Monday, March 04, 2013

Priests and Their Duties

Excerpt out of The Visitation of a Collegiate Church by Archbishop Odo of Rigaud, in November 1266.  From The Portable Medieval Reader:

Also, we found Lord Gilbert called Barrabas, priest and rector of the parish of St. Stephen, ill-famed many times; for he said that for many years he kept and still keeps his own niece and had begotten children by her. He did not have the letters of his ordination; he could not tell by whom or through whom he had been ordained; he was also ill-famed of trading; he celebrated [mass] insufficiently, was too solitary, being known to few.

Odo was doing the rounds around his diocese to check up on how things were going, and was pretty disappointed at what he saw in Rouen, St.

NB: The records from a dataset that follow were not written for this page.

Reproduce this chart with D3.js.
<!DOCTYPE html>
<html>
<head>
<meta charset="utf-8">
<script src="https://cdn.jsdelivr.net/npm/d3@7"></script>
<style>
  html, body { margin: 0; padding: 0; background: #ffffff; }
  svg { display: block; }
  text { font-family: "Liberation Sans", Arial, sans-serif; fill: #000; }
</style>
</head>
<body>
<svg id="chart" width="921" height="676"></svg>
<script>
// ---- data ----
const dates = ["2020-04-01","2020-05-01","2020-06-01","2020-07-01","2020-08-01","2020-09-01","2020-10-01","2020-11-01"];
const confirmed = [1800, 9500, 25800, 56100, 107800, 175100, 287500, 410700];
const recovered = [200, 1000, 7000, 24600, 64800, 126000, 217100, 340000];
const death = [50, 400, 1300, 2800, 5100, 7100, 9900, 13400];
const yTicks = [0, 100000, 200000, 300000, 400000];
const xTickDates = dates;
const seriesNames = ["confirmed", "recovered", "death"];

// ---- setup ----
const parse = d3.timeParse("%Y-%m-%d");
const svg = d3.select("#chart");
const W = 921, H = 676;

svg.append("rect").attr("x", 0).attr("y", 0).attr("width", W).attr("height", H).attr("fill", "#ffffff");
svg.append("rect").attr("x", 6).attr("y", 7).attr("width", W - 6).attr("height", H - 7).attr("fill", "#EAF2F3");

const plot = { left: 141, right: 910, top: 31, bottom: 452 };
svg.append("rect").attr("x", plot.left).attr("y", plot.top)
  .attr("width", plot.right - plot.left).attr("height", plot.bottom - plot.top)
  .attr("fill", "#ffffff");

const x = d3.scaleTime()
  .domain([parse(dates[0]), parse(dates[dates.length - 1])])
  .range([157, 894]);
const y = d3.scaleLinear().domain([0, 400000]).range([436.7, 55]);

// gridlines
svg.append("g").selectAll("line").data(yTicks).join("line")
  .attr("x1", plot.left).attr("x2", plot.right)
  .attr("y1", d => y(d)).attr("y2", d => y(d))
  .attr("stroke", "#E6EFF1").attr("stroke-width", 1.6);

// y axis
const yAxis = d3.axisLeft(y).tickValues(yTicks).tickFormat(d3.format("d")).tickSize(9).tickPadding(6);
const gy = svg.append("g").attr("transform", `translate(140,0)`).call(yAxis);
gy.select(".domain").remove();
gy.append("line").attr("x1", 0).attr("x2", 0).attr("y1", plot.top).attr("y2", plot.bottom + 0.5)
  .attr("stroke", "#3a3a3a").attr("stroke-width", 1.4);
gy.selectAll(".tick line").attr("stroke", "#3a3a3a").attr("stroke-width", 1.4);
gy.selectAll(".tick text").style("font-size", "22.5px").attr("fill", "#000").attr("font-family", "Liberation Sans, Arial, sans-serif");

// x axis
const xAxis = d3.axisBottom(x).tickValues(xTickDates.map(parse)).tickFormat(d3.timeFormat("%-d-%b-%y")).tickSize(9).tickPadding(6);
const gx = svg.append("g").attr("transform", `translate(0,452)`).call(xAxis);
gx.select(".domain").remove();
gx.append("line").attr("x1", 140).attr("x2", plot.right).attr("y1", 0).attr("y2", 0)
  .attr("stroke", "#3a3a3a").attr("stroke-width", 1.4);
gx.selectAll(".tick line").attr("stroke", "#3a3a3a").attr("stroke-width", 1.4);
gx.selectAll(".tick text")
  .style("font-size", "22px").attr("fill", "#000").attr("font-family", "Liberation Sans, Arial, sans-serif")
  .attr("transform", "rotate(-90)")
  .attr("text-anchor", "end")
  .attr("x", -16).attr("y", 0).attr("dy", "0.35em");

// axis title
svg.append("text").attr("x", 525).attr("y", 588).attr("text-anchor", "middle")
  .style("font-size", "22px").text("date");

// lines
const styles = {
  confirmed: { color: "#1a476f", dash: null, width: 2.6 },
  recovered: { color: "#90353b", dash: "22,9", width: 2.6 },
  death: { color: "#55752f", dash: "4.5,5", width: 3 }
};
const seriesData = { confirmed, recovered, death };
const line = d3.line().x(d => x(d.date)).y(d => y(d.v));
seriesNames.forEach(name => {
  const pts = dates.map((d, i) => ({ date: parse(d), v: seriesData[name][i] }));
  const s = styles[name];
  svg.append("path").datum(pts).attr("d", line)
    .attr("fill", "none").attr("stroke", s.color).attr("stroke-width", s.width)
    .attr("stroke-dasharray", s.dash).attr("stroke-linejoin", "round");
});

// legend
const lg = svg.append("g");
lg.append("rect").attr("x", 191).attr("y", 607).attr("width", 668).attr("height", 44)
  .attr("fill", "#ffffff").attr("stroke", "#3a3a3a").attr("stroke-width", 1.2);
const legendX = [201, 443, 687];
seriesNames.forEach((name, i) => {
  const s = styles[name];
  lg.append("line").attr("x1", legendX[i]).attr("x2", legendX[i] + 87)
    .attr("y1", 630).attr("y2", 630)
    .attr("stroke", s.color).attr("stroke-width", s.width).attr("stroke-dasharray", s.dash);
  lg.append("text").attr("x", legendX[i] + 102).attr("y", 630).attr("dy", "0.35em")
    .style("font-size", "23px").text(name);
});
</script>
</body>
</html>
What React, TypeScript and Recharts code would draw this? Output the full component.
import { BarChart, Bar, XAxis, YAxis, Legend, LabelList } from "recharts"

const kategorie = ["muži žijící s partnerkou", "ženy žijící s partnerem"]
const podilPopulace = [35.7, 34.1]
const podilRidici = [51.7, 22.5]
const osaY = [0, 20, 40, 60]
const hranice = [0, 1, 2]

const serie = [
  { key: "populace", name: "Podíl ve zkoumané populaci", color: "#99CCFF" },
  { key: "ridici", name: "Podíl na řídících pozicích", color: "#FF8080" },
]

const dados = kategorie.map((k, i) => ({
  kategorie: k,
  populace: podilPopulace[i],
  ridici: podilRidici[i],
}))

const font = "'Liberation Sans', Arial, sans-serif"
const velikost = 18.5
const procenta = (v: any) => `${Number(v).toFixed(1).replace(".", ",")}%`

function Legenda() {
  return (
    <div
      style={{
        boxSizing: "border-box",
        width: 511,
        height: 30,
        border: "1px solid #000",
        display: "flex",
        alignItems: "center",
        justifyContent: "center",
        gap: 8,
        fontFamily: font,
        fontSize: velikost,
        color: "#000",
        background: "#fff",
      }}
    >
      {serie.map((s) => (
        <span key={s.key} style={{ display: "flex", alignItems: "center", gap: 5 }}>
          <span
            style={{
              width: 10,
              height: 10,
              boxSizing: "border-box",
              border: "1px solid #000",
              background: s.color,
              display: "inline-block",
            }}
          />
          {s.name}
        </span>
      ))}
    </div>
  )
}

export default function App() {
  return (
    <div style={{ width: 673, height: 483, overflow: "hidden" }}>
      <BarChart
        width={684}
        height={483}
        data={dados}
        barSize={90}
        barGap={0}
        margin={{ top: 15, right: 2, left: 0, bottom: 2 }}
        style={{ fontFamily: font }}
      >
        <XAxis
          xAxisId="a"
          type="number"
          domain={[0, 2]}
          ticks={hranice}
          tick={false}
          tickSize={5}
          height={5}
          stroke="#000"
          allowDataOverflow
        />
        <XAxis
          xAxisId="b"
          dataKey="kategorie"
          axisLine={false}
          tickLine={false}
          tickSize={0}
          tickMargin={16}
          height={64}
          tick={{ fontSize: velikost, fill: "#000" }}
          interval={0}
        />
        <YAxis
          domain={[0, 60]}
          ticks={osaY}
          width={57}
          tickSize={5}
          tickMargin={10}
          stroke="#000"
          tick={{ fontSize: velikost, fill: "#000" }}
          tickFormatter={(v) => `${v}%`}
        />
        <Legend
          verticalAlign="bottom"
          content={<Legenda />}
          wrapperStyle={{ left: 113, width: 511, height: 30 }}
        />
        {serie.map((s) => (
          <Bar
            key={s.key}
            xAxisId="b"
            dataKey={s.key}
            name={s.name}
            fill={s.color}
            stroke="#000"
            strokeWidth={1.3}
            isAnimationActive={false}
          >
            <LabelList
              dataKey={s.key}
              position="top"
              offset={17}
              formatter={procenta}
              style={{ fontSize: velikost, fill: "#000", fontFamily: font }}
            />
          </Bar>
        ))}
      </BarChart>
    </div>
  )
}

Stephen in particular.  I find the account about Lord Gilbert interesting for a number of reasons, not the least of which is how he lists Gilbert's infractions in order of descending importance.  I find that the opposite is more logical, and better storytelling, too, building up to what seems to me the biggest - turning his niece into a concubine "for many years".

It's like if you were to list the legal consequences for some crime or other:  "Penalties for jaywalking include death by firing squad, sale of children into slavery, and an eleven dollar fine."  Seems graceless, right?  You hit the climax early and the rest of the sentence is rather small beer.  Odo apparently wasn't trying to tell a compelling account - he was more worried about keeping priests like Gilbert in line.

The other thing.  The last item, whatever its importance, highlights the role of the parish priest as the most visible representative of the universal church in the lives of millions in western Europe.  It was essentially a social occupation, and Odo's concern about Gilbert's teaching and getting to know the people of the parish shows that he cared about how the church was fulfilling a purpose in peoples' lives.

For the most part parish priests were a humble and unprepossessing bunch, and (Gilbert notwithstanding) many of them were holy souls, devoted to the instruction and well-being of their flocks.  Chaucer, skeptical about other roles in medieval society, nonetheless made a humble parson one of the good guys in The Canterbury Tales:
His parishioners devoutly would he teach.
Benign he was, and [wonderfully] diligent,
And in adversity [fully] patient,
And such he was proved often [truly].
...
Wide was his parish, and houses far asunder,
But he never [neglected] [any], for rain nor thunder,
In sickness nor in mischief to visit
The farthest in his parish, [rich] and [poor],
Upon his feet, and in his hand a staff.
This noble example to his sheep he gave,
That first he wrought, and afterward he taught.
(I have updated the spelling and changed some of the more antique words.)